▶ _Directive_
Everything from the line with "Clone this chart in matplotlib." through the line with "The picture is", inclusive, should be repeated exactly, except the pictures.

start Data

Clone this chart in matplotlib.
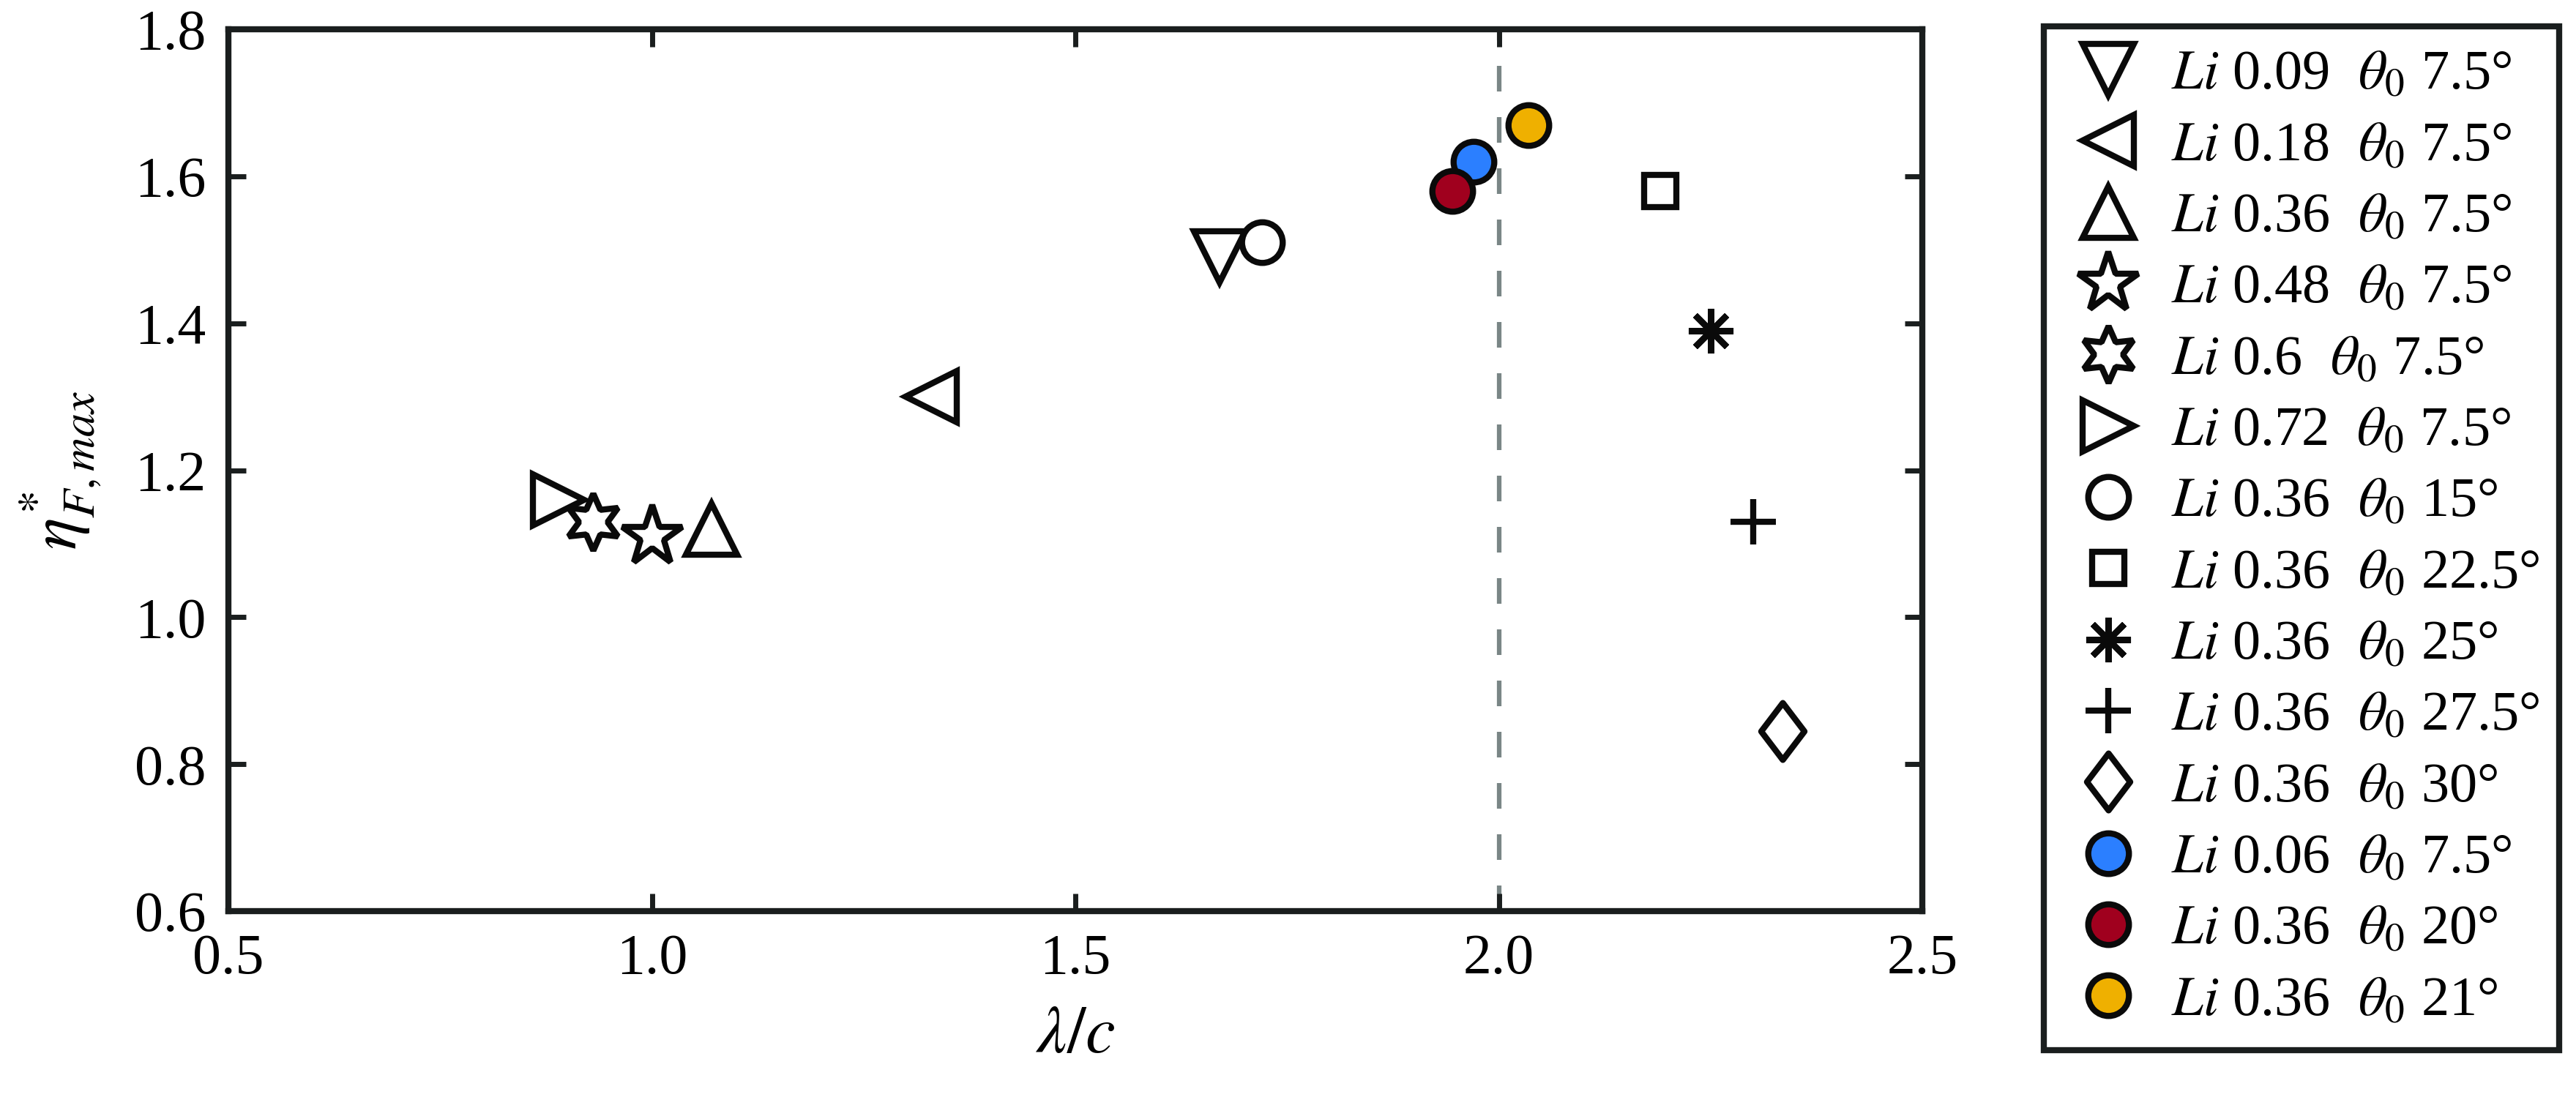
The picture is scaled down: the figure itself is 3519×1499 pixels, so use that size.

end Data
start Data

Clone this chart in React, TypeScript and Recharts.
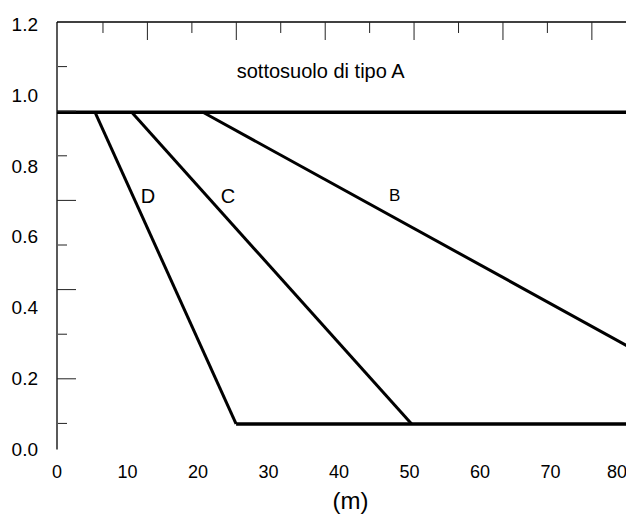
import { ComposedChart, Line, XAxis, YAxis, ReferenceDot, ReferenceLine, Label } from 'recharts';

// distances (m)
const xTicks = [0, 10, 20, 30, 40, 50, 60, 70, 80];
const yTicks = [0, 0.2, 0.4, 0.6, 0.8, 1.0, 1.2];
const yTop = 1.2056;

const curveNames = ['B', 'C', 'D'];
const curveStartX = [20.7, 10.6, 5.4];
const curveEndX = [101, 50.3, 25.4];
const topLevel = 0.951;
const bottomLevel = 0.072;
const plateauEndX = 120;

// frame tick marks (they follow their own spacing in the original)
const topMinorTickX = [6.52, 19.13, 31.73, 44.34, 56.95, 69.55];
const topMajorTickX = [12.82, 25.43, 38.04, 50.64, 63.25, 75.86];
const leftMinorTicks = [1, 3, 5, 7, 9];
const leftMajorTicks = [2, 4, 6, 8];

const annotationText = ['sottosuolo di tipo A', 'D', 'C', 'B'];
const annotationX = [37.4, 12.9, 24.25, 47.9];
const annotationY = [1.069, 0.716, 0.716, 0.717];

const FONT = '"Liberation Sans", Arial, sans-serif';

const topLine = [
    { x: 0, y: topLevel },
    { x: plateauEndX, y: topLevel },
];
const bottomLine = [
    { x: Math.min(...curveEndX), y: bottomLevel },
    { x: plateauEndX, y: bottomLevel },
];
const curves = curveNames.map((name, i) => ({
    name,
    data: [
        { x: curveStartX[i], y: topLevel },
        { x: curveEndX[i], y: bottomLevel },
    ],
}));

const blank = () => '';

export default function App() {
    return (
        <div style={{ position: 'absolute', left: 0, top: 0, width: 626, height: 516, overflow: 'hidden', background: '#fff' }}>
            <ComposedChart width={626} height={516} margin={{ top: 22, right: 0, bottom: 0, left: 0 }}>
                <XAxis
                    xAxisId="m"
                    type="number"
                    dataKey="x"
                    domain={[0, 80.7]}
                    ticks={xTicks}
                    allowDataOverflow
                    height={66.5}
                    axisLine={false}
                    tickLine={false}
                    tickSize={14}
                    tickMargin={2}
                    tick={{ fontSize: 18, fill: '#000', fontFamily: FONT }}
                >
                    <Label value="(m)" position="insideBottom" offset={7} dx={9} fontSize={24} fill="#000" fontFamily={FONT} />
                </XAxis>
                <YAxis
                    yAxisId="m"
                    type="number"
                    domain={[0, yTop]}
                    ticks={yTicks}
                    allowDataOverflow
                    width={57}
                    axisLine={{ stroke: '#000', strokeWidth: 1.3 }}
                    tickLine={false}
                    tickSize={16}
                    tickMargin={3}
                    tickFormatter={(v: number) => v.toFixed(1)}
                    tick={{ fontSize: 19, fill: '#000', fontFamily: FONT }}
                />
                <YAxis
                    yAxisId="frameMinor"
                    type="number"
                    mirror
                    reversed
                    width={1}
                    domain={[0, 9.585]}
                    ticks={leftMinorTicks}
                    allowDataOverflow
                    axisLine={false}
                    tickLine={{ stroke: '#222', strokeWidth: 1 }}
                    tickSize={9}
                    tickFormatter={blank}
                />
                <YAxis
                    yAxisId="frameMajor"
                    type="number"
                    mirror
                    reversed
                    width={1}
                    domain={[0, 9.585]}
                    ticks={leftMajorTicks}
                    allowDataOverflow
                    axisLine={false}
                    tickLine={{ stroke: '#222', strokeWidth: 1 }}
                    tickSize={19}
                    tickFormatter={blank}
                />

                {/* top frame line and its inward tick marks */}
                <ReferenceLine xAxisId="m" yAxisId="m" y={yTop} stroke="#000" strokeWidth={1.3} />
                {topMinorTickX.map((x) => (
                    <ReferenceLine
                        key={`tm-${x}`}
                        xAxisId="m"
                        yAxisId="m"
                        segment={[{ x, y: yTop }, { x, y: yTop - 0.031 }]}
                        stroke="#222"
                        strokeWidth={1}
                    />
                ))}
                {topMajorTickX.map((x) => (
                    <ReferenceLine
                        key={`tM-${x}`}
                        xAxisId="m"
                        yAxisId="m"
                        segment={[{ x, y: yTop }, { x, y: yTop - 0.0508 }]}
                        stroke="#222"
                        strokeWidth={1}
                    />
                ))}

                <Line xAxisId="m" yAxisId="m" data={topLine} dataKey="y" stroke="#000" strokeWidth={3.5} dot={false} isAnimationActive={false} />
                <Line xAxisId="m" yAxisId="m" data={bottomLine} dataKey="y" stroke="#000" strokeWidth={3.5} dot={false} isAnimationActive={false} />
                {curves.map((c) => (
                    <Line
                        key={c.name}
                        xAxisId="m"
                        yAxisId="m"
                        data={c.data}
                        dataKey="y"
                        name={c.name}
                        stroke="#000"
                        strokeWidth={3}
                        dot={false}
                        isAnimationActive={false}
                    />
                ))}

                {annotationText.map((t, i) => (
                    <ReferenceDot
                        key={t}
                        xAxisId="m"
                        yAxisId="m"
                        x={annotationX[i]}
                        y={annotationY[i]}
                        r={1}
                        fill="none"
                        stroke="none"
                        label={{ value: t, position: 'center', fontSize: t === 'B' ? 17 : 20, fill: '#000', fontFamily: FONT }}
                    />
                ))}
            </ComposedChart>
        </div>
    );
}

end Data
start Data

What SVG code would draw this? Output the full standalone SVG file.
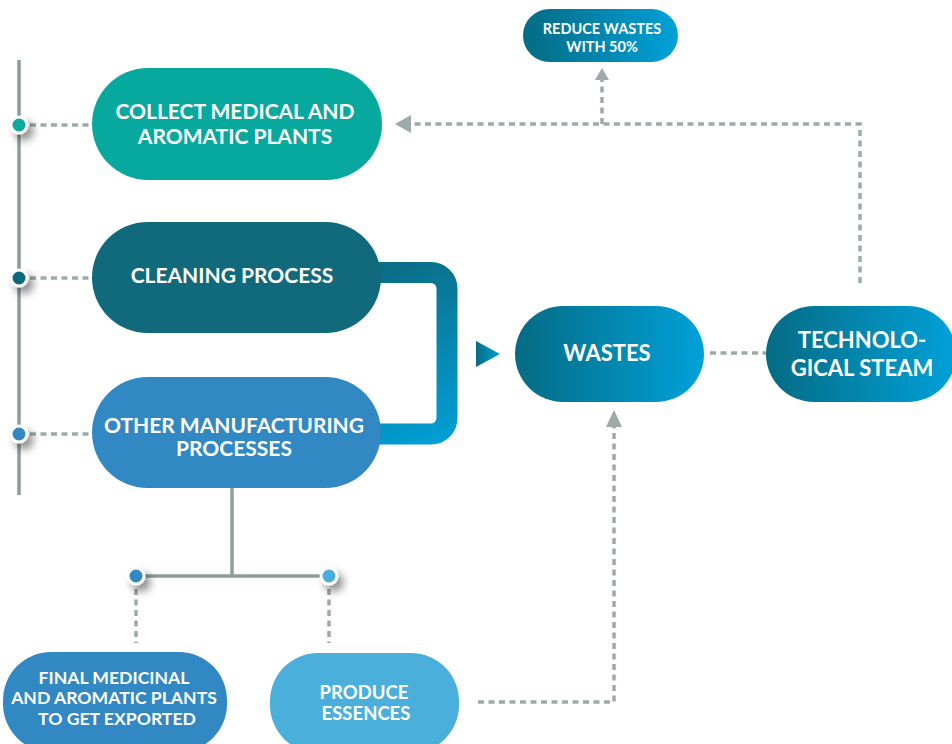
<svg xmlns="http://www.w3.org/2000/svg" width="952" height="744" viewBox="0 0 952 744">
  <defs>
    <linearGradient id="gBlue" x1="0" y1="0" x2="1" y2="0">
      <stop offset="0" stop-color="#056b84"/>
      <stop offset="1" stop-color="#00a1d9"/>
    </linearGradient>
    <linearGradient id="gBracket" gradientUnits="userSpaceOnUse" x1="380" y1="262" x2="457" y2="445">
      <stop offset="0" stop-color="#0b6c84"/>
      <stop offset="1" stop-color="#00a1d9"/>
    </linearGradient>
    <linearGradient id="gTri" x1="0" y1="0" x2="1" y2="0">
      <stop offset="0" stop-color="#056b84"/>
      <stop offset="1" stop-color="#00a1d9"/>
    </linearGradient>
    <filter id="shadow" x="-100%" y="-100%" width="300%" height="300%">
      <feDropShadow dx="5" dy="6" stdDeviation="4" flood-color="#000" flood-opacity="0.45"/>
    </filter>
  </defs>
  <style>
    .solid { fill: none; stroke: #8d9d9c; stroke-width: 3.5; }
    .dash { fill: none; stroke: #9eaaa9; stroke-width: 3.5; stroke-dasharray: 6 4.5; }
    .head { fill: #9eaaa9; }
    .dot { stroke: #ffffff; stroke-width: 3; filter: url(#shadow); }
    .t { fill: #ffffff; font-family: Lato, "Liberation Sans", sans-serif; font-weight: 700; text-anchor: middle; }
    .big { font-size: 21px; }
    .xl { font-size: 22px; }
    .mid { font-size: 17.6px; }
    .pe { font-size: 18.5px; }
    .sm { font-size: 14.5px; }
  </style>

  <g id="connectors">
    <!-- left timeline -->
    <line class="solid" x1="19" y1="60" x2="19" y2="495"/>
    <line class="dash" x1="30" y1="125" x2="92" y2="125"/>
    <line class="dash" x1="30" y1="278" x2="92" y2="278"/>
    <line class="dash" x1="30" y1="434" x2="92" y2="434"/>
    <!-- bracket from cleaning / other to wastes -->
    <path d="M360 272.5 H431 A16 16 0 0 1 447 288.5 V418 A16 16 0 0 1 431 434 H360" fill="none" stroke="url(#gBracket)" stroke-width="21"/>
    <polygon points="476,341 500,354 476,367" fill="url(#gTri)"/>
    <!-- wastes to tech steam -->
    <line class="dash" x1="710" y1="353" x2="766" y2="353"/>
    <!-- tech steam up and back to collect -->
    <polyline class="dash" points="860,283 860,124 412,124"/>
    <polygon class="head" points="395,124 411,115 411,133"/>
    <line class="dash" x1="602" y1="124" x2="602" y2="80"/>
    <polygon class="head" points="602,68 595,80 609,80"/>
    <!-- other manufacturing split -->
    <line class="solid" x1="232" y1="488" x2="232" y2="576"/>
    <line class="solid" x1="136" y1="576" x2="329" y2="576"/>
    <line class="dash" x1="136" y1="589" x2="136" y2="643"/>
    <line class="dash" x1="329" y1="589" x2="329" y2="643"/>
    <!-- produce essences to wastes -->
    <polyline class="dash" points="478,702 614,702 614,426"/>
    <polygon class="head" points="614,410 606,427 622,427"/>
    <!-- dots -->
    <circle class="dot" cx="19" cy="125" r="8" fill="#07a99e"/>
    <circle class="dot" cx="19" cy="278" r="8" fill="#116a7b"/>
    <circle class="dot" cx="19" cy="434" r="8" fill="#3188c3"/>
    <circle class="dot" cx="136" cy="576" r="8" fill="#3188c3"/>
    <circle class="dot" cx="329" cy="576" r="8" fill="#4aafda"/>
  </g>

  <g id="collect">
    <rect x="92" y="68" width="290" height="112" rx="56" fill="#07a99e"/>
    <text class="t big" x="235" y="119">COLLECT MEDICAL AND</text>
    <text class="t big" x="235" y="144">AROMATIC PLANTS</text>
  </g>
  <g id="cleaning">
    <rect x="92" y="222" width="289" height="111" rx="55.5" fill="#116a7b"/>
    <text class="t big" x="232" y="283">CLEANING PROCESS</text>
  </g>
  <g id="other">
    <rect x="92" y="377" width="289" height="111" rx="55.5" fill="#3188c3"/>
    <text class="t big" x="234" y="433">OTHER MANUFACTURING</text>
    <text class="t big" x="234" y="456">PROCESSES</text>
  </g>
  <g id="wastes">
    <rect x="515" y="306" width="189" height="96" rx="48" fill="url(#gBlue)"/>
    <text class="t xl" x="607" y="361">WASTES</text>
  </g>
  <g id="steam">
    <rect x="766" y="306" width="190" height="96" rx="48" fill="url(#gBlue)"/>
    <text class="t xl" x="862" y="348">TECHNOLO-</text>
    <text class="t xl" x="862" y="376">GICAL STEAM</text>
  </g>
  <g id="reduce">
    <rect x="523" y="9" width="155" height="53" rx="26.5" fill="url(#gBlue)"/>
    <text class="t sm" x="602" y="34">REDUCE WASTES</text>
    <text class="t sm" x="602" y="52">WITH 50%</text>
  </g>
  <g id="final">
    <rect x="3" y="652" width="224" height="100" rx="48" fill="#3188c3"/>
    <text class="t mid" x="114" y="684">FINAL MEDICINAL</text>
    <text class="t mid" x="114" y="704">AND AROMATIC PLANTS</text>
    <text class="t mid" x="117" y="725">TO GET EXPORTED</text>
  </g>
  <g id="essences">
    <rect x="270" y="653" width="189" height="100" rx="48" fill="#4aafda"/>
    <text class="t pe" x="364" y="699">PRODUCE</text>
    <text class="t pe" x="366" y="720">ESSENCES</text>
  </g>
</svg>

end Data

▶ _Task output_
Clone this chart in matplotlib.
The picture is scaled down: the figure itself is 3519×1499 pixels, so use that size.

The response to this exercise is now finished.